Wednesday, January 3, 2018

FabLabs - Great but Not Everything

FabLabs – fabrication laboratories – including ours, are great, but they also aren’t everything.  Many FabLabs, perhaps most, are associated with institutions of higher learning, often tech colleges or junior colleges.  Ours is more free-standing, and from what I understand it is more centered on youth education than most.  All in all, this is probably a fine role as the earlier you can get kids to take chances on technology and on making things with their hands, the better.  This is doubly true for girls.
However, FabLabs for older teens and adults have a place as well, and ours probably doesn’t do quite as well as some that are aligned more with tech schools that can teach and reinforce the more advanced skills.  Still, I think all the FabLabs are missing a component that I and my friends always had while we were growing up at our houses:  junk.  Junk is a critical component as it provides material for experimentation, learning, and invention.  Unfortunately it’s also an eyesore and will run afoul of just about any HOA.  I think for teens, and probably for adults, a strong FabLab experience would include:
-          Free access to tools, with training on-site for those that require skill, and some supervision to keep things organized and in good repair.
-          Junk and raw materials, available for free or at least cheaply.   The wider the variety, the better.  A local junk pile, access to a junk yard, a supply of stock goods, and access to a hardware store would all be helpful.
-          Free or cheap consumables:  wire, solder, welding gas, rods, glues, tape, paint, etc.
-          Not much oversight or rules, with just enough rigor to keep things safe.

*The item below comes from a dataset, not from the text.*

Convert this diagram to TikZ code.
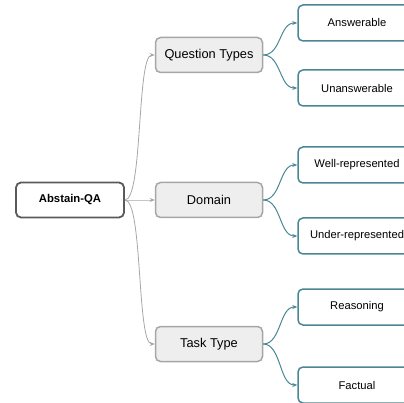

None of this needs to be very expensive, but it will take some monetary support.  I wonder if a cluster of related labs, say one for woodworking, another for metalworking, another for electronics, another for 3D printing and cutting, etc., each associated with a TTC or TCC lab, and with some oversight by a teacher or knowledgeable retiree, would work.  Again this would cost some money, but around here teachers are used to not being paid very much, and some sponsorship is reasonable.  After all, many companies are willing to pay recruiting fees and relocation costs for solid tech employees, and for the cost of couple such hirings a lab manager could be funded for a year, helping to grow a local supply and to point our those students with the best aptitudes for a given company’s needs.

The next step up from that is shop businesses, for outsourcing fab services for customers who need it.  I think this is much the thinking behind the Rawspace concept, fostering such businesses as startups themselves, with support from local customers.
And this now brings us around to the topic of Makers.  The term is popular, and vague, but really Makers are just people who build stuff, as professional craftsmen, skilled trades, hobbyists, and home crafters have for a long time.  The new take on such activities is that in an increasingly commoditized world of cheap mass-market goods built by automated machines and robots, there is a shrinking need for blue-collar workers.


Despite rhetoric to the contrary, the problem isn’t that jobs all went to China (though some did), but that so many jobs can be done better and more cheaply by robots.  Today, the US produces more than ever before, yet the blue-collar workforce is a fraction of what it once was.  The potential counter to such trends is bespoke, custom manufacturing, the one-size-fits-one paradigm, where those with sufficient means will pay extra to get higher-quality, personalized products of all sorts.  Plus, large-scale manufacturing struggles to address small product niches, and the low-cost-leader tends to push towards lower quality as well as lower costs.  Small scale Makers, either individually or in small-business shops, could address such niches at various price/quality points, and innovate to create new offerings and better variety.

Besides the points above about quality of a local FabLab and networking with local institutions and organizations, a FabLab network would be beneficial as well.  The equipment for a FabLab is expensive, and there is no reason each needs to replicate the same equipment beyond the common tools for skills training and basic fabrication.  For example, there is a FabLab in Independence KS, another in Wichita, and other nearby in Fayetteville, Muskogee, and OKC, all within range of day-trips or easy shipping.  If the one in KS gets a 3D metal printer for aircraft parts, the one in Tulsa has good 4D or 5D mills, and the one in OKC has a welding robot for tubing frames, then the collective value will be greater than if all chase the single latest and greatest tech widget. 

Today, there is an association of FabLabs, so some of this thinking is probably underway.  I’m not involved enough to know if they have gone so far as to create and share a regional vision and have active reciprocity and joint projects to spur personal networking.  This brings up an important point:  visions should be fractal and overlapping, not contrary, if the regional entities are going to be able to get support from state organization, who will in turn have an easy time finding support for local projects.  We all need to be heading the same way if we’re going to build virtuous cycles with speed (I guess this would then be angular momentum?).